* Start INFORMATION PROVIDED *

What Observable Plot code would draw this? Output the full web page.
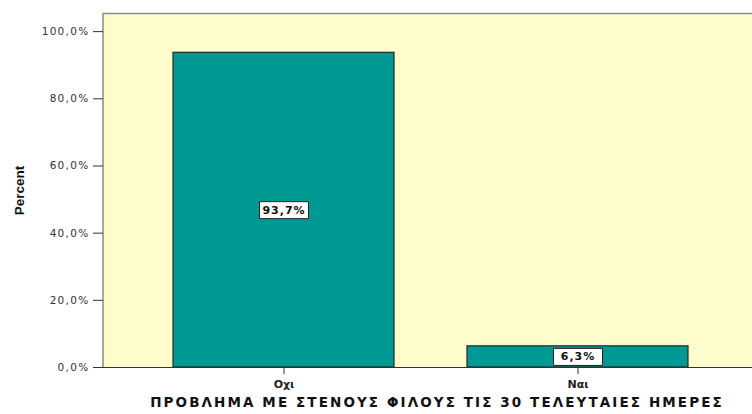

* End INFORMATION PROVIDED *
* Start INFORMATION PROVIDED *

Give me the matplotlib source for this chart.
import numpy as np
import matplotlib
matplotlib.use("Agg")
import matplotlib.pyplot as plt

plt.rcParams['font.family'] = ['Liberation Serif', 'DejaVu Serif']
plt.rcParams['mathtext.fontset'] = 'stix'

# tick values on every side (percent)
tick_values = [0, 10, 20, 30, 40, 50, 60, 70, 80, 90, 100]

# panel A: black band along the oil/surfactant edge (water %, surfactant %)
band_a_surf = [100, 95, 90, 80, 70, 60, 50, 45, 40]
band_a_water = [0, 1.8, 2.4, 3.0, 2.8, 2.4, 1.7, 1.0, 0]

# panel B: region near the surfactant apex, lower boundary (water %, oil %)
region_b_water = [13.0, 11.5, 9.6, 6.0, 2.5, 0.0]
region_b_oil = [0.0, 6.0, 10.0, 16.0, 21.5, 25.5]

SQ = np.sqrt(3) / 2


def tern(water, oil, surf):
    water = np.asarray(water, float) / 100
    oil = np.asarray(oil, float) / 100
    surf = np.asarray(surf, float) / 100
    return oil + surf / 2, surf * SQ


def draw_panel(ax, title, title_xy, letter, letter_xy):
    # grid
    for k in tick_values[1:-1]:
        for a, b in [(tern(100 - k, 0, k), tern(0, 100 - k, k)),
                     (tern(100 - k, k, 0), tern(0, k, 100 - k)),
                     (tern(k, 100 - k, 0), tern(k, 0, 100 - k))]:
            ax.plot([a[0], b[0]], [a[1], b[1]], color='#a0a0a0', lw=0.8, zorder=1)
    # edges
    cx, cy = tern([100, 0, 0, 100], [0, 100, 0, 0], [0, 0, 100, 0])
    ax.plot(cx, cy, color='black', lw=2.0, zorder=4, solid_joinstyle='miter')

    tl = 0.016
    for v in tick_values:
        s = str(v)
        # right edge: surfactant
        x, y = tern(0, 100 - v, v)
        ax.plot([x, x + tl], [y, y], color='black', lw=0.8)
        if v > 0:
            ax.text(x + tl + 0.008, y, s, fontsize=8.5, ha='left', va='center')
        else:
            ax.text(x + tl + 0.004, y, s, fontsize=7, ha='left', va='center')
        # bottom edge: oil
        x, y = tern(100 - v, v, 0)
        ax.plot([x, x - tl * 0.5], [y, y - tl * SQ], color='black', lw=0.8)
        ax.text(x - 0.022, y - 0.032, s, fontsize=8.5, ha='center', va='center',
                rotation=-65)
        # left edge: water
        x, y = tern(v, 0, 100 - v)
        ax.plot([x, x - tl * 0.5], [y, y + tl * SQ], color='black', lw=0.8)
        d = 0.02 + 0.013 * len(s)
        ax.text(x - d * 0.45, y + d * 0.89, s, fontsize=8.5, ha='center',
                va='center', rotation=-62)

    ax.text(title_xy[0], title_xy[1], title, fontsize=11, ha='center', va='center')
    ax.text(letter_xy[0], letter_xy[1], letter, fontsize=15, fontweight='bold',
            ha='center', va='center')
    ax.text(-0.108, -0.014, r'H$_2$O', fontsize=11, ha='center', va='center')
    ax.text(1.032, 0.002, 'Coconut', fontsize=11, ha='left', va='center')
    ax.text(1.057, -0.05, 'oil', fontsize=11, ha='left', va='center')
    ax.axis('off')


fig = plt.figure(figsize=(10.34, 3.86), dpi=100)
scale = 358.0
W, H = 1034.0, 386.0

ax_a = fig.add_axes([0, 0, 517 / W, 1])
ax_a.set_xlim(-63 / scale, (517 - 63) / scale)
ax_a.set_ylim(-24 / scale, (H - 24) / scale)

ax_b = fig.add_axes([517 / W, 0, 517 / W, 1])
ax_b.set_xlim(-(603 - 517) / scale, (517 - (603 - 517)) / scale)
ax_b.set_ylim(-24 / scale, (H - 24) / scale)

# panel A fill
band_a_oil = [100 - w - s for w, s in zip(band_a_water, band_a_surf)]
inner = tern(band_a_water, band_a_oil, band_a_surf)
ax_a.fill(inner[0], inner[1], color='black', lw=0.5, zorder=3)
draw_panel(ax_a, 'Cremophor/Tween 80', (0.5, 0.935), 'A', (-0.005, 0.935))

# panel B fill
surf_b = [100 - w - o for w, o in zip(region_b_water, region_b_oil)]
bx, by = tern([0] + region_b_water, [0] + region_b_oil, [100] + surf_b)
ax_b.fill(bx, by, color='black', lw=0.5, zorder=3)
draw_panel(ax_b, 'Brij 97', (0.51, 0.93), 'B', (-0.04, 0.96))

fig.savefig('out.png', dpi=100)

* End INFORMATION PROVIDED *

Every line that holds the word "matplotlib" should be extracted.

Give me the matplotlib source for this chart.
import matplotlib
matplotlib.use("Agg")
import matplotlib.pyplot as plt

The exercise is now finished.